My advice -- buy new pants.
R
(OK, whew. I got that off my chest. Now I can say - you named four of my favorite things on the planet. I'm with you, fella!)
John B....Forgive me, it was just my weakened state that caused me to utteer such a nasty word.
Kyle D....Yeah it sucks...but then sucking is a lot like eating...wouldn't mind sucking down some gravy right now.
OM...I am SOOO sorry. I didn't even realize how it looked until I read your comment. The blub stops before I mention the Diet thing. I really do apoloize for scaring you hon.
I COULD SEE THIS PUBLISHED IN A COMMERCIAL MAGAZINE.
Buy new pants - a little chubbiness probably suits you.
Rated. We've all had pants we mourn, for various reasons.
Kathy....Thanks, I may submit it to Chubbies Annoymous for their monthly magazine: "FAT FACTS".
Linda...Heck girl if I could afford new pants I would be happily chubby right now. I just can't afford fat at this time.
Cap'n Parrotdead.....Thanks for understanding but how about fixing a brother up with a few candy bars.
Umbrellakinesis....Yeah, the Cap'n nailed it pretty well didn't he.
Strawberry.....The Pepsi is the hardest part of the diet, I love that stuff.
Ken.....You better stay away from my clover patch dude, I might sic the goats on ya!
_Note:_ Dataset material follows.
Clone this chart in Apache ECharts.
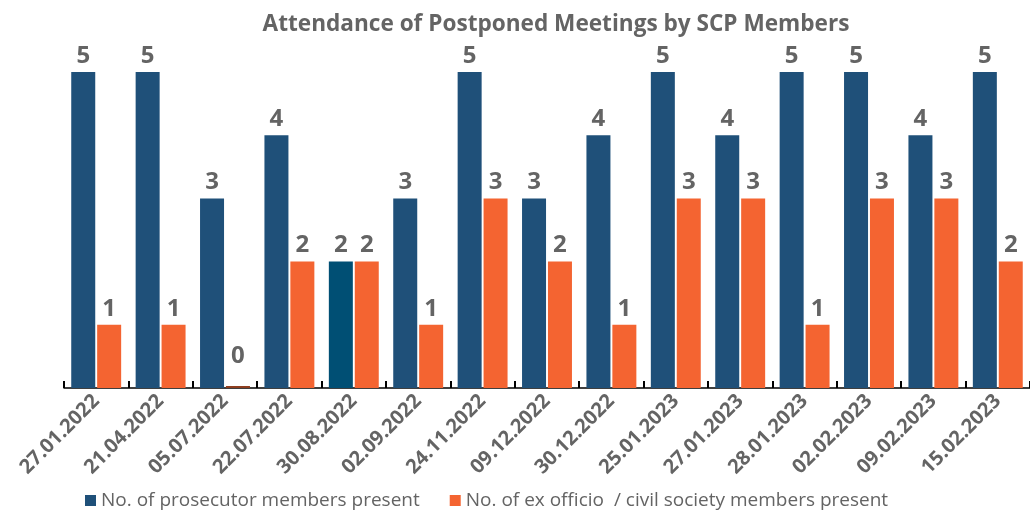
<!DOCTYPE html>
<html>
<head>
<meta charset="utf-8">
<script src="https://cdn.jsdelivr.net/npm/echarts@6/dist/echarts.min.js"></script>
<style>html,body{margin:0;padding:0;background:#fff}#c{width:1030px;height:512px}</style>
</head>
<body>
<div id="c"></div>
<script>
const categories = ['27.01.2022','21.04.2022','05.07.2022','22.07.2022','30.08.2022','02.09.2022','24.11.2022','09.12.2022','30.12.2022','25.01.2023','27.01.2023','28.01.2023','02.02.2023','09.02.2023','15.02.2023'];
const prosecutorValues = [5,5,3,4,2,3,5,3,4,5,4,5,5,4,5];
const civilValues = [1,1,0,2,2,1,3,2,1,3,3,1,3,3,2];
const seriesNames = ['No. of prosecutor members present','No. of ex officio  / civil society members present'];
const titleText = 'Attendance of Postponed Meetings by SCP Members';

const BLUE = '#1F5079', ORANGE = '#F46431', GRAY = '#646464';
const FONT = 'Open Sans';

const blueData = prosecutorValues.map((v, i) => i === 4 ? {value: v, itemStyle: {color: '#004F74'}} : v);
const orangeData = civilValues.map(v => v === 0 ? {value: v, itemStyle: {color: '#8E3E1F'}, label: {offset: [0, -14]}} : v);

const label = {show: true, position: 'top', distance: 4, color: GRAY, fontFamily: FONT, fontWeight: 'bold', fontSize: 24};

const chart = echarts.init(document.getElementById('c'));
chart.setOption({
  animation: false,
  title: {text: titleText, left: 551, textAlign: 'center', top: 8,
    textStyle: {color: GRAY, fontFamily: FONT, fontWeight: 'bold', fontSize: 22.6}},
  legend: {bottom: -3, left: 80, itemWidth: 11, itemHeight: 11, itemGap: 30, icon: 'rect',
    textStyle: {color: GRAY, fontFamily: FONT, fontSize: 19}},
  grid: {left: 64, right: 0, top: 72, bottom: 124, containLabel: false},
  xAxis: {type: 'category', data: categories,
    axisLine: {lineStyle: {color: '#000', width: 1.5}},
    axisTick: {show: true, inside: true, length: 7, alignWithLabel: false, lineStyle: {color: '#000', width: 2}},
    axisLabel: {rotate: 45, color: GRAY, fontFamily: FONT, fontWeight: 'bold', fontSize: 20, margin: 10, interval: 0}},
  yAxis: {type: 'value', min: 0, max: 5, show: false, splitLine: {show: false}},
  series: [
    {name: seriesNames[0], type: 'bar', data: blueData, barWidth: 24, barGap: '8%', itemStyle: {color: BLUE}, label: label},
    {name: seriesNames[1], type: 'bar', data: orangeData, barWidth: 24, barMinHeight: 2, itemStyle: {color: ORANGE}, label: label}
  ]
});
</script>
</body>
</html>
skeletnwmn....LOL! Yeah and I'm still puffing on those things too. As for the gravy, well that is just the elixer of life for an old country boy.
Ger...I hope that day is a long way off for you. The pain of doing without my favorite belly-wash is intense.
OM....Well I'm happy we got that straightend out cause in reality I am all about silly....love to make people smile.
This made me laugh!
Hang in there Torman...
:-)
http://www.ultimatehorsesite.com/info/caloriesburned.html
;)
Though, I've not gone the whole hog and dropped meat - what are you, crazy?! BBQ tomorrow for lunch follwed by dinner out at Tony Romas tomorrow night....mmmmmmm
Ooops... sorry Tor. :P
Scientists believe that eating meat had more to do with us growing a larger brain than anything else. Some will tell you we've wasted that advantage and that's hard to argue with, too.
I'd share a meal with you anytime, though I have noticed my pants getting snugger since I've been out of work, too. Shit!